I looked at your MySpace profile and it looks great! i think you have all the personal touches that are necessary. There may be a bit too much “sale” in there. Just be careful not to seem as another MySpace marketer. Always send a message with your request that sounds like a real human behind it even though you’re sending it to all. WHen people get on your profile make sure they can see you’re not on there to sell but your profile is a kind of “fan page” for an expert (someone important).

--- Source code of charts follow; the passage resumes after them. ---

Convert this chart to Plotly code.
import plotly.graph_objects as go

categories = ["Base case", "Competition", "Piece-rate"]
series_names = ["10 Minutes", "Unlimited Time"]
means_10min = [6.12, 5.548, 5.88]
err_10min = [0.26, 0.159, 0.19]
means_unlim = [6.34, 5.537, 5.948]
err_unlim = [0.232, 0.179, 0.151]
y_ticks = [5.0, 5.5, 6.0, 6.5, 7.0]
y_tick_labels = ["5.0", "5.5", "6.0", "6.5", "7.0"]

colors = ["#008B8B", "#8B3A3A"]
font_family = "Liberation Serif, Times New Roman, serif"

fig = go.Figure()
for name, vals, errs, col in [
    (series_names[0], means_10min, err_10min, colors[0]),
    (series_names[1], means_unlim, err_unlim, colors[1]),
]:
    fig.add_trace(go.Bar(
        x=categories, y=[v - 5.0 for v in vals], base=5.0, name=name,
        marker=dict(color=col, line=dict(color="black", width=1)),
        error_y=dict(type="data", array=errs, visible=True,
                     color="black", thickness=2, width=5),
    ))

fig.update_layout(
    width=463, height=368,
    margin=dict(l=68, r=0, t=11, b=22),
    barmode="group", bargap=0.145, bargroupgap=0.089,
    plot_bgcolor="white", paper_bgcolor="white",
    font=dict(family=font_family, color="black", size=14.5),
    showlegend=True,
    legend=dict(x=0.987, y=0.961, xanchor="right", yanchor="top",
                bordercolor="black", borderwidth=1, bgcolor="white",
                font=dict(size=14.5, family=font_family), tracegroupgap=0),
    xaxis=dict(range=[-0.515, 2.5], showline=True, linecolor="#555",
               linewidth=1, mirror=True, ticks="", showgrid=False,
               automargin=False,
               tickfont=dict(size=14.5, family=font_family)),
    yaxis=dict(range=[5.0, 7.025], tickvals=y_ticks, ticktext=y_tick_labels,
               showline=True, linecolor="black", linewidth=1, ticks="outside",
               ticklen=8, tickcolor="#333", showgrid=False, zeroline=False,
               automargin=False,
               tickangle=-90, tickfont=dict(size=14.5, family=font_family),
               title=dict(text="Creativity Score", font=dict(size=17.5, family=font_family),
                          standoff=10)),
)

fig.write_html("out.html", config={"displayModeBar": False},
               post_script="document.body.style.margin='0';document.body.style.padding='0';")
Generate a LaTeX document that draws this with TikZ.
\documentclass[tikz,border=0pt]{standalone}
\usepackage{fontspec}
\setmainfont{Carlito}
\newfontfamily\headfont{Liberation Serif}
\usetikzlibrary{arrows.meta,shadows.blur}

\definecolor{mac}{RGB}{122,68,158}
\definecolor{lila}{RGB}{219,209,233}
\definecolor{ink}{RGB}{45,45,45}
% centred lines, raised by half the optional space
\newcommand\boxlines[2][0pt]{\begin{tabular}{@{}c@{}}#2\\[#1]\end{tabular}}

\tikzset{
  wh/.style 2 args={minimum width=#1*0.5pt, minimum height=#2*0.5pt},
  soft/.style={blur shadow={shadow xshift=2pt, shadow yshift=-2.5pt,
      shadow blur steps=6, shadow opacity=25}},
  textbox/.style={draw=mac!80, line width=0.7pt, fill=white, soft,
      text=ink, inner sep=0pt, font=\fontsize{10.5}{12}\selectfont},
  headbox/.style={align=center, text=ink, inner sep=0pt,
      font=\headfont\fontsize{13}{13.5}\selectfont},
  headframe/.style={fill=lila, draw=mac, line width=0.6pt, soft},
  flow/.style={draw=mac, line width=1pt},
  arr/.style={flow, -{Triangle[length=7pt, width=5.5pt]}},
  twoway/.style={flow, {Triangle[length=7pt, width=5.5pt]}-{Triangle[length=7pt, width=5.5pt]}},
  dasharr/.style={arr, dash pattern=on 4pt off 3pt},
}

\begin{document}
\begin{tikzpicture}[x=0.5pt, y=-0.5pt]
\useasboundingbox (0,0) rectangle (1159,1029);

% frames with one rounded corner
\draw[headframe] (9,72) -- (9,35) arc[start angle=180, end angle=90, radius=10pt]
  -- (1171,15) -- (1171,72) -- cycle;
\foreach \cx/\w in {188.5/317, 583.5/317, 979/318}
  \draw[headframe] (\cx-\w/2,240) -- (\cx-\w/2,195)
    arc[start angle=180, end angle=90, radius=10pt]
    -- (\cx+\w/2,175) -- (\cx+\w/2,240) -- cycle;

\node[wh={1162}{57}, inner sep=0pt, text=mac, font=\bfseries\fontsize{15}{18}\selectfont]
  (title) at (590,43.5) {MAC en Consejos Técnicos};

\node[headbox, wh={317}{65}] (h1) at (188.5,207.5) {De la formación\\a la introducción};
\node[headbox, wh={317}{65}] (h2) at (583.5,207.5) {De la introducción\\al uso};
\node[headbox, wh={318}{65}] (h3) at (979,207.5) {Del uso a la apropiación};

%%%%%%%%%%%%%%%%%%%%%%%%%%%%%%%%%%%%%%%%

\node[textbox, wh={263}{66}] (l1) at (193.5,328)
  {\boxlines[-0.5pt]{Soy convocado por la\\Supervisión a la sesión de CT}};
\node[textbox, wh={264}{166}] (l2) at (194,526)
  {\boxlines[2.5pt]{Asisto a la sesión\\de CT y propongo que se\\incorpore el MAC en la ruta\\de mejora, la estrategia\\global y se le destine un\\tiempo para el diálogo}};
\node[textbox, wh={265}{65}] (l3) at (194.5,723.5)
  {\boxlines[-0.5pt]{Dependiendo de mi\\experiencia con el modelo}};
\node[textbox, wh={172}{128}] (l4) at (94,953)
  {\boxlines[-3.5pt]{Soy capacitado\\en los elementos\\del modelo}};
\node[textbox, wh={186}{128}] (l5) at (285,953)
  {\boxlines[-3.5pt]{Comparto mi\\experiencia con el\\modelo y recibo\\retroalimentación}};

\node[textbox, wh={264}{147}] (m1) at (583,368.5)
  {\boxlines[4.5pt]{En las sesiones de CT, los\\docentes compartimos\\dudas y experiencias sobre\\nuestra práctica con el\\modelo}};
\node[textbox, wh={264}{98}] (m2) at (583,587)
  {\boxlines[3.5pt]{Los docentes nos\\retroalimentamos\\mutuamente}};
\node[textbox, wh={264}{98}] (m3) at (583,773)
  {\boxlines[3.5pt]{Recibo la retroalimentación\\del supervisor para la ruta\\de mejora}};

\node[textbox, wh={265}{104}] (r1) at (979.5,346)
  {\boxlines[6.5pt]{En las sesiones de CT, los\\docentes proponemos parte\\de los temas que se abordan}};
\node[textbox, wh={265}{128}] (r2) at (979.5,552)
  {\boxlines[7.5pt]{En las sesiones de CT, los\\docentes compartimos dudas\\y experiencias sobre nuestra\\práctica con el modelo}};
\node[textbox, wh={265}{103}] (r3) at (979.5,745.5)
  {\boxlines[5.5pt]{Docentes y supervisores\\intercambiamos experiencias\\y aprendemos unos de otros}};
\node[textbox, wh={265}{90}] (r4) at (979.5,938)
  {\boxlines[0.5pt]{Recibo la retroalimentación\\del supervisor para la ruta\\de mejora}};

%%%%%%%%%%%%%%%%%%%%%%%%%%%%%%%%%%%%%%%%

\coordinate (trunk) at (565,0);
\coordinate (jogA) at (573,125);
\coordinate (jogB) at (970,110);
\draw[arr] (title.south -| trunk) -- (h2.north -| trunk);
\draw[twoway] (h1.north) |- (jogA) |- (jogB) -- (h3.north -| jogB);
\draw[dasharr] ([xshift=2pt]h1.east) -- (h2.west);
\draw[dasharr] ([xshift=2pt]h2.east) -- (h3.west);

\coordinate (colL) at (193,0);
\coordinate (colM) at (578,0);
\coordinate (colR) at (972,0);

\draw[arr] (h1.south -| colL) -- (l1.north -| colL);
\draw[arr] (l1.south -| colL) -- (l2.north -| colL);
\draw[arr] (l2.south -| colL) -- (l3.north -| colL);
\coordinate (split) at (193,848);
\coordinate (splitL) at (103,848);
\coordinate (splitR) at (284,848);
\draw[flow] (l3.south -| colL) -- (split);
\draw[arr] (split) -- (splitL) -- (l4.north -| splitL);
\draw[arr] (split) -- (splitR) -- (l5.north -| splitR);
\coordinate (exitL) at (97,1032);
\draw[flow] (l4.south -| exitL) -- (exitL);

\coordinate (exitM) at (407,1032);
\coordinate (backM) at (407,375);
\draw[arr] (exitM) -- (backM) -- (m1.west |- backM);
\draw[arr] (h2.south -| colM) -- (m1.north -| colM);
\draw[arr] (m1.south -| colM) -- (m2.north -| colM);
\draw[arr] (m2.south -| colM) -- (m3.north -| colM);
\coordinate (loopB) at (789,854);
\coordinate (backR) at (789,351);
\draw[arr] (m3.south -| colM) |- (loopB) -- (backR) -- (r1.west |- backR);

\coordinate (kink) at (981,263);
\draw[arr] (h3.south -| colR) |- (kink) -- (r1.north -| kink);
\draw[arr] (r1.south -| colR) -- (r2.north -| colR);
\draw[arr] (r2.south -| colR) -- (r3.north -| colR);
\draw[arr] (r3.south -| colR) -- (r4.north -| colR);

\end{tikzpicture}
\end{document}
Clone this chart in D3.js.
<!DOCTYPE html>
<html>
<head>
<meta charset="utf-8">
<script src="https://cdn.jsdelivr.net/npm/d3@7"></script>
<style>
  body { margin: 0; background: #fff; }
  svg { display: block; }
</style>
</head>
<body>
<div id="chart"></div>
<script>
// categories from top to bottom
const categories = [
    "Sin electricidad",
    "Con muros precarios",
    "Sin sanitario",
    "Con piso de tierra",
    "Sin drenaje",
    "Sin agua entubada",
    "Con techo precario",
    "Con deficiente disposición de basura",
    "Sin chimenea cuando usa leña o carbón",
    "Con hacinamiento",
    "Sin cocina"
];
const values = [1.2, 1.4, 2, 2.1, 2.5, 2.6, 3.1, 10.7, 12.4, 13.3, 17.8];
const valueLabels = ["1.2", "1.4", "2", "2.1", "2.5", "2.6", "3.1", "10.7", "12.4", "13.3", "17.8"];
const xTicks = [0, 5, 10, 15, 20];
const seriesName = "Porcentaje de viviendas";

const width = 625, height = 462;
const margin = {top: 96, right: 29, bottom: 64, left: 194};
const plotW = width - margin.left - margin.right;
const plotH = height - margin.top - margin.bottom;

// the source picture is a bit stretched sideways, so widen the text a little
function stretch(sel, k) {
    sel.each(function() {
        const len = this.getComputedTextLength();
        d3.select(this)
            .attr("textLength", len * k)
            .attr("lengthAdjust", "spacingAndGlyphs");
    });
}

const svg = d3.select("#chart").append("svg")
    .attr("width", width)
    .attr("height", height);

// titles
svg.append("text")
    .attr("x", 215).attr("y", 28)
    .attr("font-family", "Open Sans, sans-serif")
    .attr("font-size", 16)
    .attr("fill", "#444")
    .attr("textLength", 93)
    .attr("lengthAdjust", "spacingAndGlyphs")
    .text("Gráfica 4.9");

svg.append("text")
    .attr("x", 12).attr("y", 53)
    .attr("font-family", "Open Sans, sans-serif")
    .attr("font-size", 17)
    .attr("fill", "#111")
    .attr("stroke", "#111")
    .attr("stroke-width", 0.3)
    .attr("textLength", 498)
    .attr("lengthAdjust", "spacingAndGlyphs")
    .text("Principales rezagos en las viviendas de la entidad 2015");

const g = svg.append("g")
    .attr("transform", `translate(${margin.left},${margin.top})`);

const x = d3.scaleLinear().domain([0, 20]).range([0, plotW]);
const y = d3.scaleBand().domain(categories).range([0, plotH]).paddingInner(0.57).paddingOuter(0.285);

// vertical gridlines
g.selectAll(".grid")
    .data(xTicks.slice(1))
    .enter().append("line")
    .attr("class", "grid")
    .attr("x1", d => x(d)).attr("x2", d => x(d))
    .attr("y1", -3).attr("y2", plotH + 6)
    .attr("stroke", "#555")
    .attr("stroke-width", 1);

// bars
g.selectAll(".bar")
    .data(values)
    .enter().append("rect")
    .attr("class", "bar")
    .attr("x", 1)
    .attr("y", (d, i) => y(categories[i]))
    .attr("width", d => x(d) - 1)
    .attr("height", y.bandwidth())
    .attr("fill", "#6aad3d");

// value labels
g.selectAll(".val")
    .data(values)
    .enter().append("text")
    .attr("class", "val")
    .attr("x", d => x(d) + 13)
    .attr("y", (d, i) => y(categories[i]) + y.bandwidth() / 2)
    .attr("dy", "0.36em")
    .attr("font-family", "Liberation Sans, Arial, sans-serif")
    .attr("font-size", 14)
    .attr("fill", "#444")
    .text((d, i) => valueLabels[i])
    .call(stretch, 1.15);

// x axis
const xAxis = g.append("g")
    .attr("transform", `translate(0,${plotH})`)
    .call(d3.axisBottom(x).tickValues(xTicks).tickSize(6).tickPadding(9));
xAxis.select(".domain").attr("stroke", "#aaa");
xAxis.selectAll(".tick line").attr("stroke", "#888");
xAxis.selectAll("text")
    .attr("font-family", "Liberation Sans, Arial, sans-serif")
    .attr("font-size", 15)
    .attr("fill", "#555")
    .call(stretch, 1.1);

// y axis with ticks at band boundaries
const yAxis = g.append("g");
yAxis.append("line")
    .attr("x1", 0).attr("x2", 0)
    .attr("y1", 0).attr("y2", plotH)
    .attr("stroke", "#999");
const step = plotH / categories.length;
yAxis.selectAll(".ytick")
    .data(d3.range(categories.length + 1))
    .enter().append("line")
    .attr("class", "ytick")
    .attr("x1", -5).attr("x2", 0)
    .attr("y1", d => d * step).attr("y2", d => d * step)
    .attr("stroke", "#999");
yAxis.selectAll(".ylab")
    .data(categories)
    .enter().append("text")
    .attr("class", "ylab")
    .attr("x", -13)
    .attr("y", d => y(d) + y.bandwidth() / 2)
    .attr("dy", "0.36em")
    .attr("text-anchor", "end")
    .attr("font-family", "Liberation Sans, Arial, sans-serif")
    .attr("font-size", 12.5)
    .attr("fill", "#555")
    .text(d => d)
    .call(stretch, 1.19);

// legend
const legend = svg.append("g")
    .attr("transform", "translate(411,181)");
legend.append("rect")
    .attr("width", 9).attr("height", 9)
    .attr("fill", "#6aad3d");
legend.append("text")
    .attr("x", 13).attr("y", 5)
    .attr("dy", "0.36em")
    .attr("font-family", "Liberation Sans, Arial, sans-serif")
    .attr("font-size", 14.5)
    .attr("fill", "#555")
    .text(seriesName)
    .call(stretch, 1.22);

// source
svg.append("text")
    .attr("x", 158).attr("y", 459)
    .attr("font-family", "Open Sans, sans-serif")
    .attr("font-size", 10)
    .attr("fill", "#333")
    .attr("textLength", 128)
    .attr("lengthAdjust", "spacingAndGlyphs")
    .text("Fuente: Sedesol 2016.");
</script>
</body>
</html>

Check out how i structured mine for an example: http://www.myspace.com/jimyaghi
I didn’t share this link earlier because I predicted that all of a sudden I’ll find my story slightly modified on 1,000 profiles lol. Make sure when you tell your story it’s PERSONAL and truthful. Notice in mine it’s a very subtle sale and the purpose appears to be just to introduce my “fans” to a personal side to me.
Try to do that as well. Your sale message should be very passive just by linking to things as you create a small amount of interest around them. Remember my example above about the Building on a Budget videos.
Jim
February 28th, 2008 at 5:05 am
Art Jonak says:
Nice job Jim. Now all you need to do is set up a service that will log into your account and click on friends for you.
Thanks for all you do,
Art Jonak
http://www.myspace.com/artjonak
February 28th, 2008 at 5:51 am
Vera Daly says:
Hi Jim,
I have just purchased Building On a Budget!
At last I dare to write to you.Thank you for the lessons you have been sending me. I felt embarrassed to contact you when I wasn’t doing anything to build my business. I didn’t have the money to advertise so I kept quiet! Now there is hope for me with Building On A Budget. I am very excited about it. I have also purchased Black Belt Recruiting. I bought Magnetic Sponsoring quite a while ago.
I found your name in the Community site and was impressed by your article so I followed you up!
I hope I can continue to receive your wonderful help as my cmpany training is still in the ark. I feel I am on my own.
Wishing you massive success,
Vera Daly (my full name is Mary Veronica so I get called Mary!)